*Written problem*
Say how many lines include the word "this", using only a number.

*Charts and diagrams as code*
——
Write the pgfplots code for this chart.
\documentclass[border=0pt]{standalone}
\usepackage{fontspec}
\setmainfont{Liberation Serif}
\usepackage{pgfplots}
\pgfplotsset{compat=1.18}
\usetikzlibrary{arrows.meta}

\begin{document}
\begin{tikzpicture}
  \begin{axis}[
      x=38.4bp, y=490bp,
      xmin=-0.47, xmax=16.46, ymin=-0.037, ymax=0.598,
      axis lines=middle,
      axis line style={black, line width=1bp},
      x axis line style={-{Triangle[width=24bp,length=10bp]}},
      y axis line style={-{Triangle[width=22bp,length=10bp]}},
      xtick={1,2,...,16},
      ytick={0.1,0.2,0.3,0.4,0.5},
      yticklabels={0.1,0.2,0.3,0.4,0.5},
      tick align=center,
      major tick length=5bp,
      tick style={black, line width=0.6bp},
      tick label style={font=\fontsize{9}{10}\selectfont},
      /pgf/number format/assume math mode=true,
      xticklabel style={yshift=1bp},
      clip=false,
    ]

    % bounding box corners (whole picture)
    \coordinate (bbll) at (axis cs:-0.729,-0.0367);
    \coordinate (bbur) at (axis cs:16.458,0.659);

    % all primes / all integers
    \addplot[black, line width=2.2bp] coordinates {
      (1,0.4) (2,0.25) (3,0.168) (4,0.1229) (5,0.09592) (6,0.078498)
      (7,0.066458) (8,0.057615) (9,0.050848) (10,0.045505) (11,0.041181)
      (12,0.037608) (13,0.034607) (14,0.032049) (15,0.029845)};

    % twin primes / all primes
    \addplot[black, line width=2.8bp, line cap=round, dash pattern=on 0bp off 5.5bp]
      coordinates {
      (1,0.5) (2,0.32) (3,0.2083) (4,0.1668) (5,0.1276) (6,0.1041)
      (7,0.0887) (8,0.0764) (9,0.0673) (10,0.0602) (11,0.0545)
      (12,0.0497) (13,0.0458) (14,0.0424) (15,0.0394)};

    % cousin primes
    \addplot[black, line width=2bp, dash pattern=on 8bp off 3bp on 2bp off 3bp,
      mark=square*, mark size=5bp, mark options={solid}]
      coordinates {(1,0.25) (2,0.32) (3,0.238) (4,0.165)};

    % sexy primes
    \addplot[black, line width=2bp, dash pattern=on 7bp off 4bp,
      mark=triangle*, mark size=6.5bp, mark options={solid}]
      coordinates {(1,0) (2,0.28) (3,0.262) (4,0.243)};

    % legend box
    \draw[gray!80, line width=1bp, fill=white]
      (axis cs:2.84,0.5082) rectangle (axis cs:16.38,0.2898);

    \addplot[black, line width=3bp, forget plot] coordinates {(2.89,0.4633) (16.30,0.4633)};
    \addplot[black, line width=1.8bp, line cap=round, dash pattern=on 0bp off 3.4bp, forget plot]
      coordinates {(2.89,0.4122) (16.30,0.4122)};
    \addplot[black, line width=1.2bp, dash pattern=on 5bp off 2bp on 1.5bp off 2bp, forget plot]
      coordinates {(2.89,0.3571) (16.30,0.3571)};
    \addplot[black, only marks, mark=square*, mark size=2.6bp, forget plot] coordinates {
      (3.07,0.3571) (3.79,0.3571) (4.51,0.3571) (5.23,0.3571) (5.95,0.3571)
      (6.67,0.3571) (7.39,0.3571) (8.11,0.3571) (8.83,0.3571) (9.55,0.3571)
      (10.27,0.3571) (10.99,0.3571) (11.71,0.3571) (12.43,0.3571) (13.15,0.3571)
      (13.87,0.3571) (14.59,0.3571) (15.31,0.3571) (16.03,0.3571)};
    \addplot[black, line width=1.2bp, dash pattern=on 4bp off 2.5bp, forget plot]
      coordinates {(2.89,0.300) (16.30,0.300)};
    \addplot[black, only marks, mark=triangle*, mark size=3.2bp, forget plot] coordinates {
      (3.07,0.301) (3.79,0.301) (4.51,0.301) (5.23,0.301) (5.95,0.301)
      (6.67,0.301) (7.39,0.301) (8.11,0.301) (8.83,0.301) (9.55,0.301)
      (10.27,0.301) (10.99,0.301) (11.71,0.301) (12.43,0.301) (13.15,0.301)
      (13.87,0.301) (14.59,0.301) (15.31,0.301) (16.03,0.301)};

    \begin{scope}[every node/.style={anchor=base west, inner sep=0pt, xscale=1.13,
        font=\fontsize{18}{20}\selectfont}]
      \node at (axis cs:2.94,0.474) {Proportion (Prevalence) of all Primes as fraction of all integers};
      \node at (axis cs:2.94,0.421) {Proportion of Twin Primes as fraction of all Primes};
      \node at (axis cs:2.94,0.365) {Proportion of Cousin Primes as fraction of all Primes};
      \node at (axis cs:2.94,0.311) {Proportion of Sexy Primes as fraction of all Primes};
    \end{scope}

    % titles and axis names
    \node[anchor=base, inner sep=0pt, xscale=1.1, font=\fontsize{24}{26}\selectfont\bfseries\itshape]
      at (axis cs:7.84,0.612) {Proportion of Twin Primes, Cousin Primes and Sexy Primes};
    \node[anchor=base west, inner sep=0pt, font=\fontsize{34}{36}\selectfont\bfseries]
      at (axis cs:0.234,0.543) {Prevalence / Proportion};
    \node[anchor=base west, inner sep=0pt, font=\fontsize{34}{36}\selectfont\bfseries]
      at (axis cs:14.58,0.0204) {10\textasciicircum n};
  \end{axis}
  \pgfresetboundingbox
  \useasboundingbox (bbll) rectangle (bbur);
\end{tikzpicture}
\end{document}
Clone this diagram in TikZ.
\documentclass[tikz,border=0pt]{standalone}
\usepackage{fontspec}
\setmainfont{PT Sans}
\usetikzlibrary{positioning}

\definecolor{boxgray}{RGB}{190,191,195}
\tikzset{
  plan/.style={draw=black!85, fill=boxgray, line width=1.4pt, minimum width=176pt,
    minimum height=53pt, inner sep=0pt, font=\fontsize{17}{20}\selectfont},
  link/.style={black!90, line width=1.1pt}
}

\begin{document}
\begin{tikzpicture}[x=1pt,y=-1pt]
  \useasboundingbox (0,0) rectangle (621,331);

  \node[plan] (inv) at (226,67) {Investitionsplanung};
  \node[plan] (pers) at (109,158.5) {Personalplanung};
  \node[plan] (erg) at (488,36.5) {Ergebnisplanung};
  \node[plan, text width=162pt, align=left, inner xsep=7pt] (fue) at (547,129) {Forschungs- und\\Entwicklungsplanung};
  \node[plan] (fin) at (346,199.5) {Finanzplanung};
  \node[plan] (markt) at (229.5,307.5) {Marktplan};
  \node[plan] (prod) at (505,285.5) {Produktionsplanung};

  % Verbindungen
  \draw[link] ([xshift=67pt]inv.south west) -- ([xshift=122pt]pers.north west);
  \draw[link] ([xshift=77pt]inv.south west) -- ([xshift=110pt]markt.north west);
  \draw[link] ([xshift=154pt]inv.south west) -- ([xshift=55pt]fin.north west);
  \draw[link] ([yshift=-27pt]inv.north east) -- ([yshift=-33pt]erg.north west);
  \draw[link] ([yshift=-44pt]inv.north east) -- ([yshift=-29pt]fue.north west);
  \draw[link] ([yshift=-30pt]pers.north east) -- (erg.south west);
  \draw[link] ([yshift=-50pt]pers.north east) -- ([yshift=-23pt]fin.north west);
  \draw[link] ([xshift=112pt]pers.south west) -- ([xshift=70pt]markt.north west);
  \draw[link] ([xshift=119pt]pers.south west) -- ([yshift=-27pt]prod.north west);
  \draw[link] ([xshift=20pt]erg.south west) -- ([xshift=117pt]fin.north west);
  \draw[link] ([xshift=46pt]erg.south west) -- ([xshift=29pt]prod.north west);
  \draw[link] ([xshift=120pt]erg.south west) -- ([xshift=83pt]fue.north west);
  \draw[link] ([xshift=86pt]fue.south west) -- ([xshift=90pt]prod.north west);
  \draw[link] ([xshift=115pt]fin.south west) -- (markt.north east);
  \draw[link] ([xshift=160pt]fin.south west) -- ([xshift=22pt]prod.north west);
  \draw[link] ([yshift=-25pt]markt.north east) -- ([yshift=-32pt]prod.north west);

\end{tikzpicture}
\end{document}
——
*Solution*
2